Source data –
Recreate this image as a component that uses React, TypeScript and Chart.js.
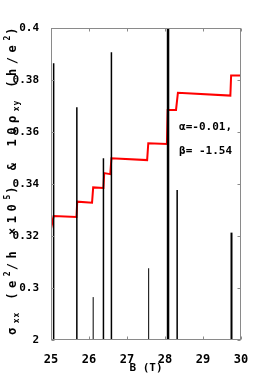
import React, { useEffect, useRef } from 'react';
import { Chart, registerables } from 'chart.js';

Chart.register(...registerables);

// Black sigma_xx spikes (B in T, top value), drawn from the bottom of the axis
const spikeB = [25.07, 25.68, 26.11, 26.38, 26.59, 27.57, 28.08, 28.32, 29.75];
const spikeTop = [0.3864, 0.3695, 0.2965, 0.3499, 0.3907, 0.3076, 0.43, 0.3377, 0.3213];
const spikeWidth = [1.5, 1.5, 1, 1.5, 1.5, 1, 2.5, 1.5, 2];
const SPIKE_BASE = 0.28;

// Red 10*rho_xy staircase
const redB = [25.0, 25.07, 25.67, 25.69, 26.08, 26.11, 26.38, 26.4, 26.56, 26.59, 27.53, 27.56, 28.05, 28.07, 28.29, 28.34, 29.72, 29.74, 30.0];
const redV = [0.3228, 0.3277, 0.3273, 0.3332, 0.3328, 0.3387, 0.3385, 0.3442, 0.3438, 0.3499, 0.3492, 0.3557, 0.3554, 0.3685, 0.3685, 0.3751, 0.374, 0.3817, 0.3817];

const xTicks = [25, 26, 27, 28, 29, 30];
const yTicks = [0.28, 0.3, 0.32, 0.34, 0.36, 0.38, 0.4];

const annotLines = ['α=-0.01,', 'β= -1.54'];
const annotB = 28.37;
const annotV = [0.3619, 0.3527];

const yTitleSegs = [
  { t: 'σ', k: 'n' }, { t: 'xx', k: 'sub' }, { t: ' (e', k: 'n' }, { t: '2', k: 'sup' },
  { t: '/h ', k: 'n' }, { t: '×10', k: 'n' }, { t: '5', k: 'sup' }, { t: ') & 10ρ', k: 'n' },
  { t: 'xy', k: 'sub' }, { t: ' (h/e', k: 'n' }, { t: '2', k: 'sup' }, { t: ')', k: 'n' },
];
const xTitle = 'B (T)';

const MONO = 'DejaVu Sans Mono';

const framePlugin = {
  id: 'frameAndText',
  afterDatasetsDraw(chart: any) {
    const { ctx, chartArea: a, scales } = chart;
    const xs = scales.x, ys = scales.y;
    ctx.save();
    ctx.strokeStyle = '#8a8a8a';
    ctx.lineWidth = 1;
    const L = Math.round(a.left) + 0.5, R = Math.round(a.right) - 0.5;
    const T = Math.round(a.top) + 0.5, B = Math.round(a.bottom) - 0.5;
    ctx.strokeRect(L, T, R - L, B - T);
    ctx.beginPath();
    const tl = 3;
    xTicks.forEach((v) => {
      const px = Math.round(xs.getPixelForValue(v)) + 0.5;
      ctx.moveTo(px, B); ctx.lineTo(px, B - tl);
      ctx.moveTo(px, T); ctx.lineTo(px, T + tl);
    });
    yTicks.forEach((v) => {
      const py = Math.round(ys.getPixelForValue(v)) + 0.5;
      ctx.moveTo(L, py); ctx.lineTo(L + tl, py);
      ctx.moveTo(R, py); ctx.lineTo(R - tl, py);
    });
    ctx.stroke();

    // annotation
    ctx.fillStyle = '#000';
    ctx.font = `bold 11px "${MONO}"`;
    ctx.textBaseline = 'middle';
    ctx.textAlign = 'left';
    annotLines.forEach((s, i) => {
      ctx.fillText(s, xs.getPixelForValue(annotB), ys.getPixelForValue(annotV[i]));
    });
    ctx.restore();

    // rotated y title with sub/superscripts
    ctx.save();
    const fontN = `bold 12px "${MONO}"`;
    const fontS = `bold 8px "${MONO}"`;
    let w0 = 0, nN = 0, nS = 0;
    yTitleSegs.forEach((s) => {
      ctx.font = s.k === 'n' ? fontN : fontS;
      for (const ch of s.t) { w0 += ctx.measureText(ch).width; if (s.k === 'n') nN++; else nS++; }
    });
    const target = 312;
    const spS = 1;
    const spN = (target - w0 - nS * spS) / nN;
    ctx.translate(12, 179);
    ctx.rotate(-Math.PI / 2);
    ctx.fillStyle = '#000';
    ctx.textAlign = 'left';
    ctx.textBaseline = 'alphabetic';
    let x = -target / 2;
    yTitleSegs.forEach((s) => {
      ctx.font = s.k === 'n' ? fontN : fontS;
      const by = s.k === 'n' ? 4 : s.k === 'sub' ? 7 : -2;
      for (const ch of s.t) {
        ctx.fillText(ch, x, by);
        x += ctx.measureText(ch).width + (s.k === 'n' ? spN : spS);
      }
    });
    ctx.restore();
  },
};

export default function App() {
  const ref = useRef<HTMLCanvasElement>(null);
  useEffect(() => {
    if (!ref.current) return;
    const spikeSets = spikeB.map((b, i) => ({
      type: 'line' as const,
      data: [{ x: b, y: SPIKE_BASE }, { x: b, y: spikeTop[i] }],
      borderColor: '#000',
      borderWidth: spikeWidth[i],
      pointRadius: 0,
      fill: false,
      tension: 0,
      borderCapStyle: 'butt' as const,
    }));
    const redSet = {
      type: 'line' as const,
      data: redB.map((b, i) => ({ x: b, y: redV[i] })),
      borderColor: '#ff0000',
      borderWidth: 2,
      pointRadius: 0,
      fill: false,
      tension: 0,
    };
    const chart = new Chart(ref.current, {
      type: 'line',
      data: { datasets: [...spikeSets, redSet] as any },
      options: {
        animation: false,
        responsive: false,
        layout: { padding: { top: 28, right: 25, left: 0, bottom: 0 } },
        plugins: { legend: { display: false }, tooltip: { enabled: false } },
        scales: {
          x: {
            type: 'linear',
            min: 25,
            max: 30,
            grid: { display: false },
            border: { display: false },
            ticks: {
              stepSize: 1,
              padding: 5,
              color: '#000',
              font: { family: MONO, size: 12, weight: 'bold' },
            },
            title: {
              display: true,
              text: xTitle,
              color: '#000',
              font: { family: MONO, size: 11, weight: 'bold' },
              padding: { top: 0, bottom: 8 },
            },
            afterFit: (s: any) => { s.height = 43; s.paddingLeft = 0; s.paddingRight = 0; },
          },
          y: {
            type: 'linear',
            min: 0.28,
            max: 0.4,
            grid: { display: false },
            border: { display: false },
            ticks: {
              stepSize: 0.02,
              padding: 4,
              color: '#000',
              font: { family: MONO, size: 11, weight: 'bold' },
              callback: (v: any) => {
                const n = Number(v);
                if (Math.abs(n - 0.28) < 1e-6) return '2';
                return String(parseFloat(n.toFixed(2)));
              },
            },
            afterFit: (s: any) => { s.width = 51; s.paddingTop = 0; s.paddingBottom = 0; },
          },
        },
      } as any,
      plugins: [framePlugin],
    });
    return () => chart.destroy();
  }, []);
  return (
    <div style={{ position: 'absolute', left: 0, top: 0, width: 266, height: 383, background: '#fff' }}>
      <canvas ref={ref} width={266} height={383} />
    </div>
  );
}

Task requirements – Return only the lines running from the top of the data to the line that holds "const SPIKE_BASE = 0.28;". Include both of those lines, but skip the pictures.

The reply –
Recreate this image as a component that uses React, TypeScript and Chart.js.
import React, { useEffect, useRef } from 'react';
import { Chart, registerables } from 'chart.js';

Chart.register(...registerables);

// Black sigma_xx spikes (B in T, top value), drawn from the bottom of the axis
const spikeB = [25.07, 25.68, 26.11, 26.38, 26.59, 27.57, 28.08, 28.32, 29.75];
const spikeTop = [0.3864, 0.3695, 0.2965, 0.3499, 0.3907, 0.3076, 0.43, 0.3377, 0.3213];
const spikeWidth = [1.5, 1.5, 1, 1.5, 1.5, 1, 2.5, 1.5, 2];
const SPIKE_BASE = 0.28;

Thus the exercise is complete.